-- EXERCISE TASK --
Among the entries below, which lines run from the line with "Clone this chart" through the line with "const yTickLabels = ['0', '.2', '.4', '.6', '.8', '1'];"? Retype those, both ends included, exactly and without pictures.
BEGIN MATERIAL SUPPLIED
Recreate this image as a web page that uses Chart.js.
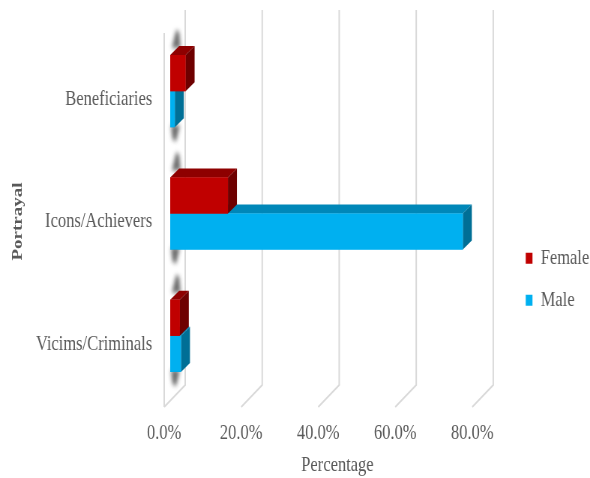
<!DOCTYPE html>
<html>
<head>
<meta charset="utf-8">
<script src="https://cdn.jsdelivr.net/npm/chart.js@4.4.1/dist/chart.umd.min.js"></script>
<style>
  html, body { margin: 0; padding: 0; background: #fff; overflow: hidden; }
  /* the original picture is squeezed sideways, so the chart is drawn wider and squeezed back */
  #wrap { width: 787px; height: 478px; transform: scaleX(0.7497); transform-origin: 0 0; }
</style>
</head>
<body>
<div id="wrap"><canvas id="portrayalChart"></canvas></div>
<script>
const categories = ['Beneficiaries', 'Icons/Achievers', 'Vicims/Criminals'];
const female = [4, 15, 2.5];
const male = [1.2, 76, 2.8];
const xTicks = [0, 20, 40, 60, 80];

const serif = "'Liberation Serif', 'Times New Roman', serif";
const grey = '#595959';

const shades = [
  { top: '#8e0000', side: '#6e0000' },   // Female
  { top: '#0087b8', side: '#006f96' }    // Male
];

const depth3d = {
  id: 'depth3d',
  beforeDatasetsDraw(chart) {
    const { ctx, chartArea: ca, scales: { x } } = chart;
    const wx = 28, wy = 22;
    const front = ca.bottom + 2;
    ctx.save();
    ctx.strokeStyle = '#d9d9d9';
    ctx.lineWidth = 2;
    xTicks.forEach(v => {
      const px = x.getPixelForValue(v);
      ctx.beginPath();
      ctx.moveTo(px, front);
      ctx.lineTo(px + wx, front - wy);
      ctx.lineTo(px + wx, ca.top - 28);
      ctx.stroke();
    });
    const p0 = x.getPixelForValue(0);
    ctx.beginPath();
    ctx.moveTo(p0, ca.top - 5);
    ctx.lineTo(p0, front);
    ctx.stroke();
    ctx.restore();
    // bars sit a little back from the front plane
    ctx.save();
    ctx.translate(8, -8);
  },
  afterDatasetDraw(chart, args) {
    const ctx = chart.ctx;
    const c = shades[args.index];
    const dx = 12, dy = 9;
    args.meta.data.forEach(bar => {
      const { x, y, base, height } = bar.getProps(['x', 'y', 'base', 'height'], true);
      const top = y - height / 2, bottom = y + height / 2;

      // soft wall shadow next to the bars
      ctx.save();
      ctx.filter = 'blur(2.5px)';
      ctx.fillStyle = 'rgba(60,60,60,0.75)';
      ctx.beginPath();
      if (args.index === 0) {
        ctx.moveTo(base + 2, top - dy + 2);
        ctx.lineTo(base + 14, top - dy + 2);
        ctx.lineTo(base + 12, top - dy - 14);
        ctx.lineTo(base + 8, top - dy - 16);
      } else {
        ctx.moveTo(base + 1, bottom - 2);
        ctx.lineTo(base + 13, bottom - 2);
        ctx.lineTo(base + 8, bottom + 14);
        ctx.lineTo(base + 3, bottom + 12);
      }
      ctx.closePath();
      ctx.fill();
      ctx.restore();

      ctx.fillStyle = c.top;
      ctx.beginPath();
      ctx.moveTo(base, top);
      ctx.lineTo(x, top);
      ctx.lineTo(x + dx, top - dy);
      ctx.lineTo(base + dx, top - dy);
      ctx.closePath();
      ctx.fill();
      ctx.fillStyle = c.side;
      ctx.beginPath();
      ctx.moveTo(x, top);
      ctx.lineTo(x + dx, top - dy);
      ctx.lineTo(x + dx, bottom - dy);
      ctx.lineTo(x, bottom);
      ctx.closePath();
      ctx.fill();
      // redraw the front face over the shadow
      ctx.fillStyle = bar.options.backgroundColor;
      ctx.fillRect(Math.min(base, x), top, Math.abs(x - base), height);
    });
  },
  afterDatasetsDraw(chart) {
    chart.ctx.restore();
  }
};

const ctx = document.getElementById('portrayalChart');

new Chart(ctx, {
  type: 'bar',
  data: {
    labels: categories,
    datasets: [{
      label: 'Female',
      data: female,
      backgroundColor: '#c00000',
      categoryPercentage: 0.59,
      barPercentage: 1
    },
    {
      label: 'Male',
      data: male,
      backgroundColor: '#00b0f0',
      categoryPercentage: 0.59,
      barPercentage: 1
    }]
  },
  plugins: [depth3d],
  options: {
    indexAxis: 'y',
    responsive: true,
    maintainAspectRatio: false,
    animation: false,
    layout: {
      padding: { top: 38, right: -9, bottom: 0, left: 0 }
    },
    plugins: {
      tooltip: { enabled: false },
      legend: {
        position: 'right',
        title: { display: true, text: ' ', padding: { top: 28, bottom: 0 }, font: { size: 12 } },
        labels: {
          boxWidth: 9,
          boxHeight: 11,
          padding: 20,
          color: grey,
          font: { family: serif, size: 22 }
        }
      }
    },
    scales: {
      x: {
        min: 0,
        max: 90,
        afterBuildTicks: s => { s.ticks = xTicks.map(v => ({ value: v })); },
        afterFit: s => { s.height = 73; },
        grid: { display: false, drawTicks: false },
        border: { display: false },
        ticks: {
          padding: 15,
          color: grey,
          font: { family: serif, size: 22 },
          callback: v => v.toFixed(1) + '%'
        },
        title: {
          display: true,
          text: 'Percentage',
          color: grey,
          padding: { top: 0, bottom: 0 },
          font: { family: serif, size: 22 }
        }
      },
      y: {
        afterFit: s => { s.width = 219; },
        grid: { display: false, drawTicks: false },
        border: { display: false },
        ticks: {
          padding: 16,
          color: grey,
          font: { family: serif, size: 22 }
        },
        title: {
          display: true,
          text: 'Portrayal',
          color: grey,
          padding: { top: 13, bottom: 0 },
          font: { family: serif, size: 19, weight: 'bold' }
        }
      }
    }
  }
});
</script>
</body>
</html>
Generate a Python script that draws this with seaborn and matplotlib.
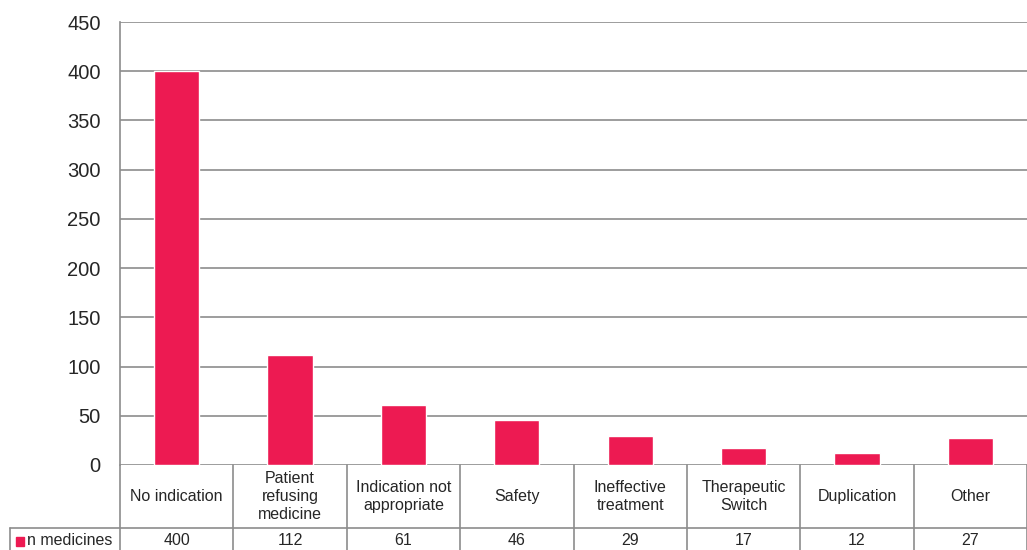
import pandas as pd
import seaborn as sns
import matplotlib.pyplot as plt
from matplotlib.transforms import blended_transform_factory

# Data
categories = ['No indication', 'Patient\nrefusing\nmedicine', 'Indication not\nappropriate',
              'Safety', 'Ineffective\ntreatment', 'Therapeutic\nSwitch', 'Duplication', 'Other']
n_medicines = [400, 112, 61, 46, 29, 17, 12, 27]
series_name = 'n medicines'

bar_color = '#ED1A52'
line_color = '#8C8C8C'

df = pd.DataFrame({'Category': categories, 'Value': n_medicines})

sns.set_style('white')
plt.rcParams['font.family'] = ['Liberation Sans', 'DejaVu Sans']

fig = plt.figure(figsize=(10.27, 5.5), dpi=100)
ax = fig.add_axes([120 / 1027, 85 / 550, 907 / 1027, 443 / 550])

sns.barplot(data=df, x='Category', y='Value', color=bar_color, width=0.4,
            saturation=1, ax=ax)

ax.set_ylim(0, 450)
ax.set_xlim(-0.5, len(categories) - 0.5)
ax.set_yticks(range(0, 451, 50))
ax.tick_params(axis='y', labelsize=14.5, length=0, pad=14)
ax.set_xticks([])
ax.set_xlabel('')
ax.set_ylabel('')
ax.grid(axis='y', color=line_color, linewidth=1.2)
ax.set_axisbelow(True)
for side in ['top', 'right', 'bottom']:
    ax.spines[side].set_visible(False)
ax.spines['left'].set_color(line_color)
ax.spines['left'].set_linewidth(1.2)

# Data table under the chart
trans = blended_transform_factory(ax.transData, fig.transFigure)
row_split = (550 - 528) / 550
top = 85 / 550
for i in range(len(categories) + 1):
    ax.plot([i - 0.5, i - 0.5], [0, top], transform=trans, color=line_color,
            lw=1.2, clip_on=False)
for i, (cat, val) in enumerate(zip(categories, n_medicines)):
    fig.text(i, (top + row_split) / 2, cat, transform=trans, ha='center',
             va='center', fontsize=11.5, linespacing=1.25)
    fig.text(i, row_split / 2 - 0.003, str(val), transform=trans, ha='center',
             va='center', fontsize=11.5)

fig.add_artist(plt.Line2D([10 / 1027, 1], [row_split, row_split], color=line_color, lw=1.2))
fig.add_artist(plt.Line2D([10 / 1027, 10 / 1027], [0, row_split], color=line_color, lw=1.2))
fig.add_artist(plt.Rectangle((16 / 1027, 4 / 550), 8 / 1027, 9 / 550, color=bar_color))
fig.text(27 / 1027, row_split / 2 - 0.003, series_name, ha='left', va='center', fontsize=11.5)

fig.savefig('out.png', dpi=100)
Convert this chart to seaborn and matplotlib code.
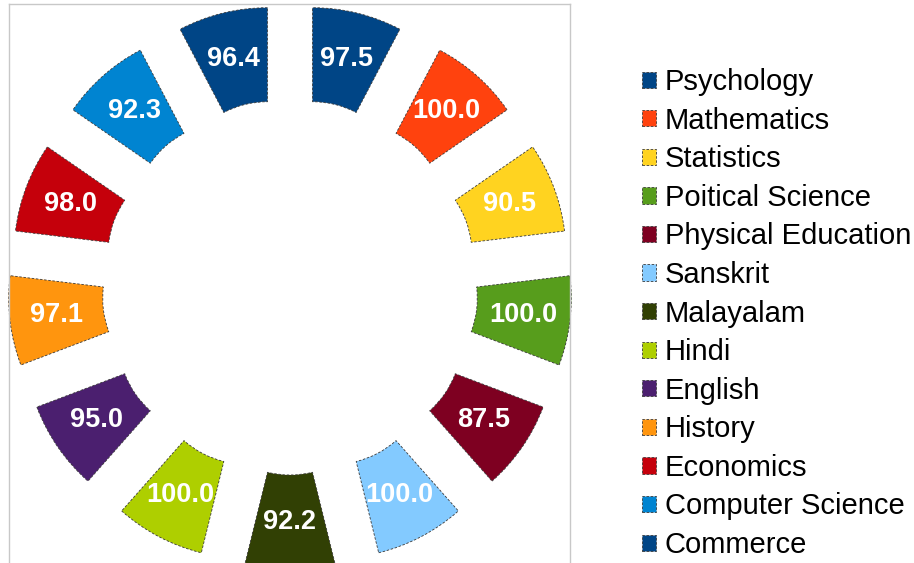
import matplotlib
matplotlib.use('Agg')
import matplotlib.pyplot as plt
import seaborn as sns

subjects = ["Psychology", "Mathematics", "Statistics", "Poitical Science",
            "Physical Education", "Sanskrit", "Malayalam", "Hindi", "English",
            "History", "Economics", "Computer Science", "Commerce"]
pass_pct = [97.5, 100.0, 90.5, 100.0, 87.5, 100.0, 92.2, 100.0, 95.0,
            97.1, 98.0, 92.3, 96.4]
colors = ["#004586", "#ff420e", "#ffd320", "#579d1c", "#7e0021", "#83caff",
          "#314004", "#aecf00", "#4b1f6f", "#ff950e", "#c5000b", "#0084d1",
          "#004586"]

sns.set_theme(style='white')
plt.rcParams['font.family'] = ['Liberation Sans', 'DejaVu Sans']
palette = sns.color_palette(colors)

W, H = 914, 563
fig = plt.figure(figsize=(W / 100, H / 100), dpi=100)
left, top, right, bottom = 8.5, 4.3, 570, 563
ax = fig.add_axes([left / W, 1 - bottom / H, (right - left) / W, (bottom - top) / H])

sizes = [1] * len(subjects)
wedges, texts = ax.pie(
    sizes,
    labels=[f"{v:.1f}" for v in pass_pct],
    colors=palette,
    startangle=90,
    counterclock=False,
    radius=1.0,
    explode=[0.5] * len(subjects),
    labeldistance=0.75,
    wedgeprops=dict(width=0.5, edgecolor='#3a3a3a', linewidth=0.6,
                    linestyle=(0, (3, 2))),
    textprops=dict(color='white', fontsize=19.5, fontweight='bold'),
)
for t in texts:
    t.set_ha('center')
    t.set_va('center')

cx, cy, s = 290, 287, 188
ax.set_aspect('auto')
ax.set_xlim((left - cx) / s, (right - cx) / s)
ax.set_ylim((cy - bottom) / s, (cy - top) / s)
ax.set_frame_on(True)
for name, sp in ax.spines.items():
    sp.set_color('#c8c8c8')
    sp.set_linewidth(1.0)
ax.spines['bottom'].set_visible(False)
ax.set_xticks([])
ax.set_yticks([])

fig.legend(wedges, subjects, loc='upper left',
           bbox_to_anchor=(642 / W, 1 - 68 / H),
           frameon=False, fontsize=21, labelcolor='black',
           handlelength=0.48, handleheight=0.48, handletextpad=0.3,
           labelspacing=0.363, borderpad=0, borderaxespad=0)

fig.savefig('out.png', dpi=100, facecolor='white')
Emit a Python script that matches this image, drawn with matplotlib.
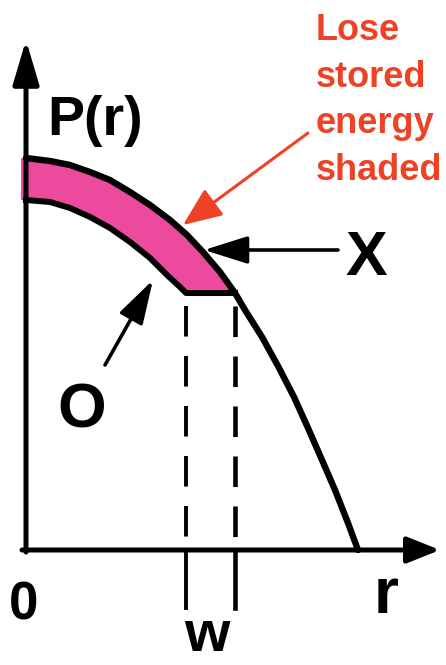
import numpy as np
import matplotlib.pyplot as plt
from matplotlib import font_manager

# curves (r, P in arbitrary units)
outer_r = [0.00, 0.24, 0.44, 0.64, 0.84, 1.04, 1.24, 1.44, 1.61, 1.77,
           1.94, 2.09, 2.19, 2.36, 2.52, 2.68, 2.82, 2.96, 3.09, 3.22, 3.32]
outer_P = [3.92, 3.89, 3.85, 3.78, 3.70, 3.58, 3.45, 3.30, 3.15, 2.98,
           2.78, 2.57, 2.40, 2.13, 1.84, 1.53, 1.22, 0.90, 0.60, 0.27, 0.00]
inner_r = [0.00, 0.24, 0.44, 0.64, 0.84, 1.04, 1.24, 1.41, 1.54, 1.60, 2.09]
inner_P = [3.50, 3.48, 3.42, 3.33, 3.22, 3.08, 2.92, 2.75, 2.63, 2.57, 2.57]
w_edges = [1.60, 2.09]
label_font = ['Liberation Sans Narrow', 'Liberation Sans', 'DejaVu Sans']
red = '#EE4126'
pink = '#EC4A9C'


def make_plot():
    names = {f.name for f in font_manager.fontManager.ttflist}
    lab = [f for f in label_font if f in names] or ['DejaVu Sans']
    plain = [f for f in label_font[1:] if f in names] or ['DejaVu Sans']

    fig = plt.figure(figsize=(4.46, 6.65), dpi=100)
    ax = fig.add_axes([0, 0, 1, 1])
    ax.set_xlim(-0.26, 4.20)
    ax.set_ylim(-1.15, 5.50)
    ax.axis('off')

    o_r = np.array(outer_r)
    o_P = np.array(outer_P)
    top = o_r <= w_edges[1] + 1e-9
    poly_r = np.concatenate([[-0.05], o_r[top], np.array(inner_r)[::-1], [-0.05]])
    poly_P = np.concatenate([[o_P[0]], o_P[top], np.array(inner_P)[::-1], [inner_P[0]]])
    ax.fill(poly_r, poly_P, color=pink, lw=0, zorder=1)

    ax.plot(outer_r, outer_P, color='k', lw=4.6, zorder=3,
            solid_capstyle='round', solid_joinstyle='round')
    ax.plot(inner_r, inner_P, color='k', lw=4.3, zorder=3,
            solid_joinstyle='round')

    # dashed markers of w
    for x, lw in zip(w_edges, [2.8, 3.3]):
        ax.plot([x, x], [2.44, 0.0], color='k', lw=lw,
                linestyle=(0, (22 / lw, 14 / lw)), zorder=2)
        ax.plot([x, x], [0.0, -0.58], color='k', lw=lw, zorder=2)

    # axes with arrow heads
    ax.annotate('', xy=(0, 5.10), xytext=(0, -0.02),
                arrowprops=dict(arrowstyle='-|>,head_length=2.7,head_width=0.8',
                                mutation_scale=10, lw=3.6, color='k',
                                shrinkA=0, shrinkB=0), zorder=4)
    ax.annotate('', xy=(4.14, 0), xytext=(-0.04, 0),
                arrowprops=dict(arrowstyle='-|>,head_length=2.0,head_width=0.8',
                                mutation_scale=10, lw=3.6, color='k',
                                shrinkA=0, shrinkB=0), zorder=4)

    # pointer arrows
    ax.annotate('', xy=(1.57, 3.25), xytext=(2.82, 4.17),
                arrowprops=dict(arrowstyle='-|>,head_length=2.4,head_width=1.0',
                                mutation_scale=10, lw=2.2, color=red,
                                shrinkA=0, shrinkB=0), zorder=5)
    ax.annotate('', xy=(1.78, 3.00), xytext=(3.12, 3.00),
                arrowprops=dict(arrowstyle='-|>,head_length=2.7,head_width=0.85',
                                mutation_scale=10, lw=2.6, color='k',
                                shrinkA=0, shrinkB=0), zorder=5)
    ax.annotate('', xy=(1.27, 2.70), xytext=(0.79, 1.85),
                arrowprops=dict(arrowstyle='-|>,head_length=2.7,head_width=0.8',
                                mutation_scale=10, lw=2.6, color='k',
                                shrinkA=0, shrinkB=0), zorder=5)

    kw = dict(family=lab, fontweight='bold', color='k', ha='center', va='baseline')
    ax.text(0.21, 4.15, 'P(r)', fontsize=40, **{**kw, 'ha': 'left'})
    ax.text(3.40, 2.75, 'X', fontsize=45, **kw)
    ax.text(0.56, 1.23, 'O', fontsize=45, **kw)
    ax.text(-0.02, -0.70, '0', fontsize=38, **kw)
    ax.text(3.60, -0.63, 'r', fontsize=46, **kw)
    ax.text(1.81, -1.13, 'w', fontsize=42, **{**kw, 'va': 'bottom'})

    ax.text(2.90, 5.37, 'Lose\nstored\nenergy\nshaded', fontsize=26,
            family=plain, fontweight='bold', color=red, ha='left', va='top',
            linespacing=1.43)

    fig.savefig('out.png', dpi=100)
    plt.close('all')


if __name__ == '__main__':
    make_plot()
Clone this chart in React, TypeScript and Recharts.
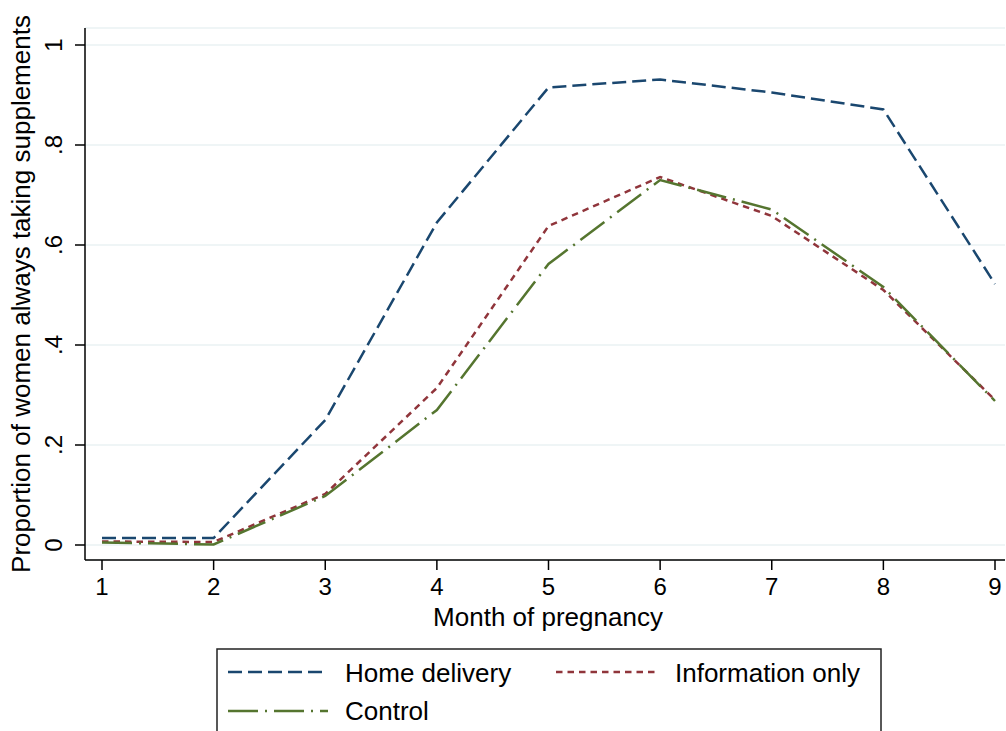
import React from 'react';
import { LineChart, Line, XAxis, YAxis, CartesianGrid } from 'recharts';

const months = [1, 2, 3, 4, 5, 6, 7, 8, 9];
const homeDelivery = [0.014, 0.014, 0.25, 0.645, 0.915, 0.931, 0.905, 0.871, 0.522];
const informationOnly = [0.007, 0.006, 0.102, 0.314, 0.638, 0.736, 0.658, 0.51, 0.29];
const control = [0.005, 0.001, 0.098, 0.27, 0.562, 0.73, 0.671, 0.516, 0.288];
const yTicks = [0, 0.2, 0.4, 0.6, 0.8, 1];
const yTickLabels = ['0', '.2', '.4', '.6', '.8', '1'];

const seriesNames = ['Home delivery', 'Information only', 'Control'];
const BLUE = '#1a476f';
const RED = '#90353b';
const GREEN = '#55752f';
const DASH_BLUE = '14 6';
const DASH_RED = '6.5 5';
const DASH_GREEN = '30 7 2 7';
const FONT = '"Liberation Sans", Arial, Helvetica, sans-serif';

const data = months.map((m, i) => ({
  month: m,
  home: homeDelivery[i],
  info: informationOnly[i],
  control: control[i],
}));

const YTick = (props: any) => {
  const { x, y, payload } = props;
  const idx = yTicks.indexOf(payload.value);
  const label = idx >= 0 ? yTickLabels[idx] : String(payload.value);
  return (
    <text
      x={x}
      y={y}
      transform={`rotate(-90, ${x}, ${y})`}
      textAnchor="middle"
      fontSize={24}
      fontFamily={FONT}
      fill="#000"
    >
      {label}
    </text>
  );
};

export default function App() {
  return (
    <div style={{ position: 'absolute', left: 0, top: 0, width: 1006, height: 731, background: '#fff', overflow: 'hidden' }}>
      <LineChart
        width={1006}
        height={731}
        data={data}
        margin={{ top: 28, right: 1, left: 0, bottom: 121 }}
      >
        <CartesianGrid vertical={false} stroke="#eaf2f3" strokeWidth={1.5} />
        <XAxis
          dataKey="month"
          type="number"
          domain={[1, 9]}
          ticks={months}
          padding={{ left: 17, right: 10 }}
          height={50}
          tickSize={10}
          tickMargin={8}
          stroke="#000"
          strokeWidth={1.5}
          tick={{ fill: '#000', fontSize: 24, fontFamily: FONT }}
          tickLine={{ stroke: '#000', strokeWidth: 1.5 }}
          axisLine={{ stroke: '#000', strokeWidth: 1.5 }}
        />
        <YAxis
          type="number"
          domain={[0, 1]}
          ticks={yTicks}
          padding={{ top: 17, bottom: 15 }}
          width={85}
          tickSize={10}
          tickMargin={13}
          tick={<YTick />}
          tickLine={{ stroke: '#000', strokeWidth: 1.5 }}
          axisLine={{ stroke: '#000', strokeWidth: 1.5 }}
        />
        <Line
          type="linear"
          dataKey="home"
          name={seriesNames[0]}
          stroke={BLUE}
          strokeWidth={2.5}
          strokeDasharray={DASH_BLUE}
          dot={false}
          activeDot={false}
          isAnimationActive={false}
        />
        <Line
          type="linear"
          dataKey="info"
          name={seriesNames[1]}
          stroke={RED}
          strokeWidth={2.5}
          strokeDasharray={DASH_RED}
          dot={false}
          activeDot={false}
          isAnimationActive={false}
        />
        <Line
          type="linear"
          dataKey="control"
          name={seriesNames[2]}
          stroke={GREEN}
          strokeWidth={2.5}
          strokeDasharray={DASH_GREEN}
          dot={false}
          activeDot={false}
          isAnimationActive={false}
        />
      </LineChart>
      <svg
        width={1006}
        height={731}
        style={{ position: 'absolute', left: 0, top: 0, pointerEvents: 'none' }}
      >
        <text
          x={30}
          y={294}
          transform="rotate(-90, 30, 294)"
          textAnchor="middle"
          fontSize={26}
          fontFamily={FONT}
          fill="#000"
        >
          Proportion of women always taking supplements
        </text>
        <text x={548} y={626} textAnchor="middle" fontSize={26} fontFamily={FONT} fill="#000">
          Month of pregnancy
        </text>
        <rect x={217} y={649} width={664} height={120} fill="#fff" stroke="#222" strokeWidth={1.5} />
        <line x1={228} y1={672} x2={328} y2={672} stroke={BLUE} strokeWidth={2.5} strokeDasharray={DASH_BLUE} />
        <text x={345} y={682} fontSize={26} fontFamily={FONT} fill="#000">{seriesNames[0]}</text>
        <line x1={556} y1={672} x2={657} y2={672} stroke={RED} strokeWidth={2.5} strokeDasharray={DASH_RED} />
        <text x={675} y={682} fontSize={26} fontFamily={FONT} fill="#000">{seriesNames[1]}</text>
        <line x1={228} y1={711} x2={328} y2={711} stroke={GREEN} strokeWidth={2.5} strokeDasharray={DASH_GREEN} />
        <text x={345} y={720} fontSize={26} fontFamily={FONT} fill="#000">{seriesNames[2]}</text>
      </svg>
    </div>
  );
}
END MATERIAL SUPPLIED
-- ANSWER FOR THE TASK --
Clone this chart in React, TypeScript and Recharts.
import React from 'react';
import { LineChart, Line, XAxis, YAxis, CartesianGrid } from 'recharts';

const months = [1, 2, 3, 4, 5, 6, 7, 8, 9];
const homeDelivery = [0.014, 0.014, 0.25, 0.645, 0.915, 0.931, 0.905, 0.871, 0.522];
const informationOnly = [0.007, 0.006, 0.102, 0.314, 0.638, 0.736, 0.658, 0.51, 0.29];
const control = [0.005, 0.001, 0.098, 0.27, 0.562, 0.73, 0.671, 0.516, 0.288];
const yTicks = [0, 0.2, 0.4, 0.6, 0.8, 1];
const yTickLabels = ['0', '.2', '.4', '.6', '.8', '1'];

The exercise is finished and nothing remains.